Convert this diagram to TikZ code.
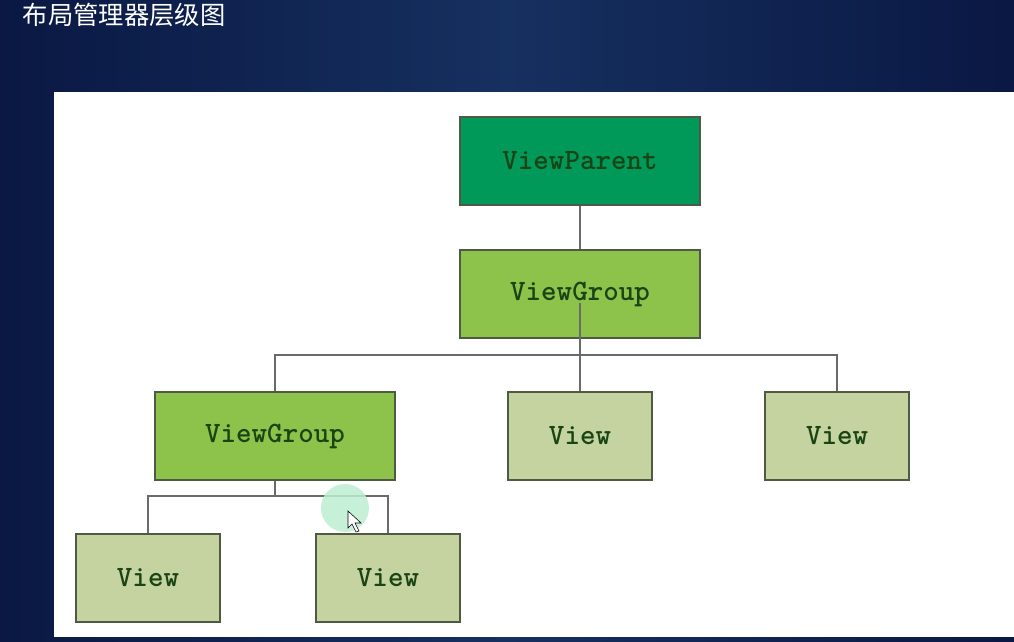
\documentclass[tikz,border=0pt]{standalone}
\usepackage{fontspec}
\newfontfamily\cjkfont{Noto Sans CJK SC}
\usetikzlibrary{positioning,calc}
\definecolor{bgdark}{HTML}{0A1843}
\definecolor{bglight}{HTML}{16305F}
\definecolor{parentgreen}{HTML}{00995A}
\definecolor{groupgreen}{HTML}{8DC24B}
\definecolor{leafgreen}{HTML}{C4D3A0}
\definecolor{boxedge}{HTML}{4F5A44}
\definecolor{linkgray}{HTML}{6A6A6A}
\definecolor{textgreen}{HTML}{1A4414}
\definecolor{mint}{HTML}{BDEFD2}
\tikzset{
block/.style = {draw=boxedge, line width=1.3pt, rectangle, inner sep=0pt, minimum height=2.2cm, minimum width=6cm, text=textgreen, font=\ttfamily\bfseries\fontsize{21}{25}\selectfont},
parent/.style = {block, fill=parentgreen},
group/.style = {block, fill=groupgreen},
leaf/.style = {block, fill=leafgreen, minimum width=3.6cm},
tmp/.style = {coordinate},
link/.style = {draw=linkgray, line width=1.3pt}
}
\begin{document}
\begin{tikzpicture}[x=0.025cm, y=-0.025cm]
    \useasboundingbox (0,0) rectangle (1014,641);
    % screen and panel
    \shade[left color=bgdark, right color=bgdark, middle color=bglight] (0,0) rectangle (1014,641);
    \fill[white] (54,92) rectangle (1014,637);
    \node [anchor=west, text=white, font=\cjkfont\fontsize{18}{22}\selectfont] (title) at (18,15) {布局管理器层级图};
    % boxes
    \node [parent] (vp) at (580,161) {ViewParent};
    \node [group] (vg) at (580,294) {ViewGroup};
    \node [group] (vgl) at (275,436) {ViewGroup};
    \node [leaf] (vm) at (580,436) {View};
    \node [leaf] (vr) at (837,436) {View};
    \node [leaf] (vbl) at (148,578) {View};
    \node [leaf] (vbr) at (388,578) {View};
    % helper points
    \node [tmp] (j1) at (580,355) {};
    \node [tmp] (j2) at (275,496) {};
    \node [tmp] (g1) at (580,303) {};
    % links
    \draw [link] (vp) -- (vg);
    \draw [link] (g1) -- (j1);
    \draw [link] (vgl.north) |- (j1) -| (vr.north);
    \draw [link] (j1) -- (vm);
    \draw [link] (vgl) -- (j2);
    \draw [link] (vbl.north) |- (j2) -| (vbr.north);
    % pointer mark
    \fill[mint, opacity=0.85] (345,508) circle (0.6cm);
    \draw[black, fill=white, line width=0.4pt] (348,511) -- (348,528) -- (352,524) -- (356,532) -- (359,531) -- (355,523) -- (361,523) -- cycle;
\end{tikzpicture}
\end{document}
______
§ GOAL: Give back the whole listing as it stands, minus its pictures.

§ WRITTEN REPLY:
Convert this diagram to TikZ code.
\documentclass[tikz,border=0pt]{standalone}
\usepackage{fontspec}
\newfontfamily\cjkfont{Noto Sans CJK SC}
\usetikzlibrary{positioning,calc}
\definecolor{bgdark}{HTML}{0A1843}
\definecolor{bglight}{HTML}{16305F}
\definecolor{parentgreen}{HTML}{00995A}
\definecolor{groupgreen}{HTML}{8DC24B}
\definecolor{leafgreen}{HTML}{C4D3A0}
\definecolor{boxedge}{HTML}{4F5A44}
\definecolor{linkgray}{HTML}{6A6A6A}
\definecolor{textgreen}{HTML}{1A4414}
\definecolor{mint}{HTML}{BDEFD2}
\tikzset{
block/.style = {draw=boxedge, line width=1.3pt, rectangle, inner sep=0pt, minimum height=2.2cm, minimum width=6cm, text=textgreen, font=\ttfamily\bfseries\fontsize{21}{25}\selectfont},
parent/.style = {block, fill=parentgreen},
group/.style = {block, fill=groupgreen},
leaf/.style = {block, fill=leafgreen, minimum width=3.6cm},
tmp/.style = {coordinate},
link/.style = {draw=linkgray, line width=1.3pt}
}
\begin{document}
\begin{tikzpicture}[x=0.025cm, y=-0.025cm]
    \useasboundingbox (0,0) rectangle (1014,641);
    % screen and panel
    \shade[left color=bgdark, right color=bgdark, middle color=bglight] (0,0) rectangle (1014,641);
    \fill[white] (54,92) rectangle (1014,637);
    \node [anchor=west, text=white, font=\cjkfont\fontsize{18}{22}\selectfont] (title) at (18,15) {布局管理器层级图};
    % boxes
    \node [parent] (vp) at (580,161) {ViewParent};
    \node [group] (vg) at (580,294) {ViewGroup};
    \node [group] (vgl) at (275,436) {ViewGroup};
    \node [leaf] (vm) at (580,436) {View};
    \node [leaf] (vr) at (837,436) {View};
    \node [leaf] (vbl) at (148,578) {View};
    \node [leaf] (vbr) at (388,578) {View};
    % helper points
    \node [tmp] (j1) at (580,355) {};
    \node [tmp] (j2) at (275,496) {};
    \node [tmp] (g1) at (580,303) {};
    % links
    \draw [link] (vp) -- (vg);
    \draw [link] (g1) -- (j1);
    \draw [link] (vgl.north) |- (j1) -| (vr.north);
    \draw [link] (j1) -- (vm);
    \draw [link] (vgl) -- (j2);
    \draw [link] (vbl.north) |- (j2) -| (vbr.north);
    % pointer mark
    \fill[mint, opacity=0.85] (345,508) circle (0.6cm);
    \draw[black, fill=white, line width=0.4pt] (348,511) -- (348,528) -- (352,524) -- (356,532) -- (359,531) -- (355,523) -- (361,523) -- cycle;
\end{tikzpicture}
\end{document}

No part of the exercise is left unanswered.